• [Available data]
● ● ● ●
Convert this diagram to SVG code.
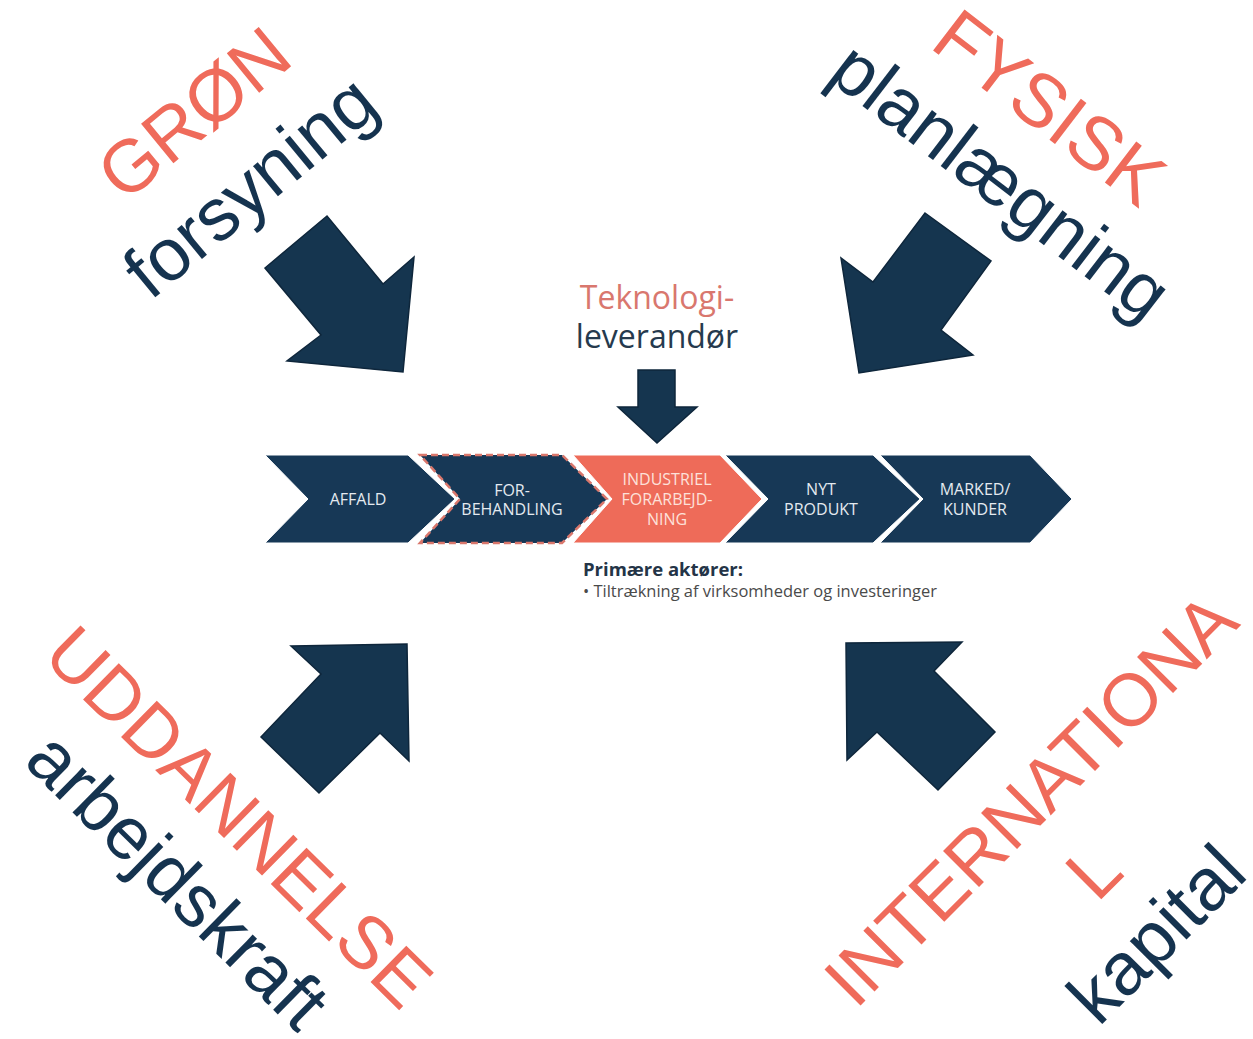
<svg xmlns="http://www.w3.org/2000/svg" width="1253" height="1039" viewBox="0 0 1253 1039">
<style>
.big{font-family:"Liberation Sans",Arial,sans-serif;text-anchor:middle}
.sal{fill:#ef6b5b}
.nav{fill:#15334f}
.arr{fill:#15354f;stroke:#0e263b;stroke-width:1.5;stroke-linejoin:miter}
.chev{fill:#173856;stroke:#ffffff;stroke-width:1}
.ct{font-family:"Open Sans","DejaVu Sans",sans-serif;font-size:16px;fill:#e4eaf0;text-anchor:middle}
</style>
<rect width="1253" height="1039" fill="#ffffff"/>

<g id="label-gron" transform="translate(210,133) rotate(-39.5)">
<text class="big sal" x="0" y="0" font-size="74">GRØN</text>
<text class="big nav" x="-3" y="92" font-size="74">forsyning</text>
</g>

<g id="label-fysisk" transform="translate(1034,128) rotate(37.5)">
<text class="big sal" x="0" y="0" font-size="75">FYSISK</text>
<text class="big nav" x="6" y="87" font-size="74">planlægning</text>
</g>

<g id="label-uddannelse" transform="translate(221,835) rotate(44.5)">
<text class="big sal" x="0" y="0" font-size="74">UDDANNELSE</text>
<text class="big nav" x="1" y="88" font-size="74">arbejdskraft</text>
</g>

<g id="label-international" transform="translate(1048.5,817.5) rotate(-45)">
<text class="big sal" x="0" y="0" font-size="74">INTERNATIONA</text>
<text class="big sal" x="-6" y="95" font-size="74">L</text>
<text class="big nav" x="-6" y="184" font-size="74">kapital</text>
</g>

<g id="teknologi">
<text x="657" y="309" font-family="'Open Sans','DejaVu Sans',sans-serif" font-size="32" fill="#d9776e" text-anchor="middle">Teknologi-</text>
<text x="657" y="348" font-family="'Open Sans','DejaVu Sans',sans-serif" font-size="32" fill="#263a4e" text-anchor="middle">leverandør</text>
</g>

<g id="connectors">
<polygon class="arr" points="327,216 265,268 321,335 287,361 403,372 414,257 383,284"/>
<polygon class="arr" points="925,213 991,261 941,330 973,355 859,373 841,258 873,282"/>
<polygon class="arr" points="291,646 407,644 409,761 380,733 319,793 261,737 321,674"/>
<polygon class="arr" points="846,643 962,642 934,671 995,732 938,790 877,732 847,760"/>
<polygon class="arr" points="638,370 675,370 675,407 697,407 657,443 618,407 638,407"/>
</g>

<g id="affald">
<polygon class="chev" points="265,455 408,455 455,499 408,543 265,543 308,499"/>
<text class="ct" x="358" y="505">AFFALD</text>
</g>
<g id="forbehandling">
<polygon class="chev" points="420,455 562,455 607,499 562,543 420,543 460,499" style="stroke:#d9776c;stroke-width:2.5;stroke-dasharray:7 4"/>
<text class="ct" x="512" y="496">FOR-</text>
<text class="ct" x="512" y="515">BEHANDLING</text>
</g>
<g id="industriel">
<polygon class="chev" points="573,455 720,455 762,499 720,543 573,543 612,499" style="fill:#ee6b59"/>
<text class="ct" x="667" y="485" style="fill:#fde1d9">INDUSTRIEL</text>
<text class="ct" x="667" y="505" style="fill:#fde1d9">FORARBEJD-</text>
<text class="ct" x="667" y="525" style="fill:#fde1d9">NING</text>
</g>
<g id="nytprodukt">
<polygon class="chev" points="725,455 873,455 920,499 873,543 725,543 768,499"/>
<text class="ct" x="821" y="495">NYT</text>
<text class="ct" x="821" y="515">PRODUKT</text>
</g>
<g id="marked">
<polygon class="chev" points="880,455 1030,455 1072,499 1030,543 880,543 923,499"/>
<text class="ct" x="975" y="495">MARKED/</text>
<text class="ct" x="975" y="515">KUNDER</text>
</g>

<g id="aktorer">
<text x="583" y="576" font-family="'Open Sans','DejaVu Sans',sans-serif" font-size="17" font-weight="bold" fill="#243447" textLength="160" lengthAdjust="spacingAndGlyphs">Primære aktører:</text>
<text x="583" y="597" font-family="'Open Sans','DejaVu Sans',sans-serif" font-size="15.5" fill="#4a4a4a" textLength="354" lengthAdjust="spacingAndGlyphs">• Tiltrækning af virksomheder og investeringer</text>
</g>
</svg>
● ● ● ●
• [What you have to do] Produce an exact copy of each line of data, skipping embedded images.

• [Final answer]
Convert this diagram to SVG code.
<svg xmlns="http://www.w3.org/2000/svg" width="1253" height="1039" viewBox="0 0 1253 1039">
<style>
.big{font-family:"Liberation Sans",Arial,sans-serif;text-anchor:middle}
.sal{fill:#ef6b5b}
.nav{fill:#15334f}
.arr{fill:#15354f;stroke:#0e263b;stroke-width:1.5;stroke-linejoin:miter}
.chev{fill:#173856;stroke:#ffffff;stroke-width:1}
.ct{font-family:"Open Sans","DejaVu Sans",sans-serif;font-size:16px;fill:#e4eaf0;text-anchor:middle}
</style>
<rect width="1253" height="1039" fill="#ffffff"/>

<g id="label-gron" transform="translate(210,133) rotate(-39.5)">
<text class="big sal" x="0" y="0" font-size="74">GRØN</text>
<text class="big nav" x="-3" y="92" font-size="74">forsyning</text>
</g>

<g id="label-fysisk" transform="translate(1034,128) rotate(37.5)">
<text class="big sal" x="0" y="0" font-size="75">FYSISK</text>
<text class="big nav" x="6" y="87" font-size="74">planlægning</text>
</g>

<g id="label-uddannelse" transform="translate(221,835) rotate(44.5)">
<text class="big sal" x="0" y="0" font-size="74">UDDANNELSE</text>
<text class="big nav" x="1" y="88" font-size="74">arbejdskraft</text>
</g>

<g id="label-international" transform="translate(1048.5,817.5) rotate(-45)">
<text class="big sal" x="0" y="0" font-size="74">INTERNATIONA</text>
<text class="big sal" x="-6" y="95" font-size="74">L</text>
<text class="big nav" x="-6" y="184" font-size="74">kapital</text>
</g>

<g id="teknologi">
<text x="657" y="309" font-family="'Open Sans','DejaVu Sans',sans-serif" font-size="32" fill="#d9776e" text-anchor="middle">Teknologi-</text>
<text x="657" y="348" font-family="'Open Sans','DejaVu Sans',sans-serif" font-size="32" fill="#263a4e" text-anchor="middle">leverandør</text>
</g>

<g id="connectors">
<polygon class="arr" points="327,216 265,268 321,335 287,361 403,372 414,257 383,284"/>
<polygon class="arr" points="925,213 991,261 941,330 973,355 859,373 841,258 873,282"/>
<polygon class="arr" points="291,646 407,644 409,761 380,733 319,793 261,737 321,674"/>
<polygon class="arr" points="846,643 962,642 934,671 995,732 938,790 877,732 847,760"/>
<polygon class="arr" points="638,370 675,370 675,407 697,407 657,443 618,407 638,407"/>
</g>

<g id="affald">
<polygon class="chev" points="265,455 408,455 455,499 408,543 265,543 308,499"/>
<text class="ct" x="358" y="505">AFFALD</text>
</g>
<g id="forbehandling">
<polygon class="chev" points="420,455 562,455 607,499 562,543 420,543 460,499" style="stroke:#d9776c;stroke-width:2.5;stroke-dasharray:7 4"/>
<text class="ct" x="512" y="496">FOR-</text>
<text class="ct" x="512" y="515">BEHANDLING</text>
</g>
<g id="industriel">
<polygon class="chev" points="573,455 720,455 762,499 720,543 573,543 612,499" style="fill:#ee6b59"/>
<text class="ct" x="667" y="485" style="fill:#fde1d9">INDUSTRIEL</text>
<text class="ct" x="667" y="505" style="fill:#fde1d9">FORARBEJD-</text>
<text class="ct" x="667" y="525" style="fill:#fde1d9">NING</text>
</g>
<g id="nytprodukt">
<polygon class="chev" points="725,455 873,455 920,499 873,543 725,543 768,499"/>
<text class="ct" x="821" y="495">NYT</text>
<text class="ct" x="821" y="515">PRODUKT</text>
</g>
<g id="marked">
<polygon class="chev" points="880,455 1030,455 1072,499 1030,543 880,543 923,499"/>
<text class="ct" x="975" y="495">MARKED/</text>
<text class="ct" x="975" y="515">KUNDER</text>
</g>

<g id="aktorer">
<text x="583" y="576" font-family="'Open Sans','DejaVu Sans',sans-serif" font-size="17" font-weight="bold" fill="#243447" textLength="160" lengthAdjust="spacingAndGlyphs">Primære aktører:</text>
<text x="583" y="597" font-family="'Open Sans','DejaVu Sans',sans-serif" font-size="15.5" fill="#4a4a4a" textLength="354" lengthAdjust="spacingAndGlyphs">• Tiltrækning af virksomheder og investeringer</text>
</g>
</svg>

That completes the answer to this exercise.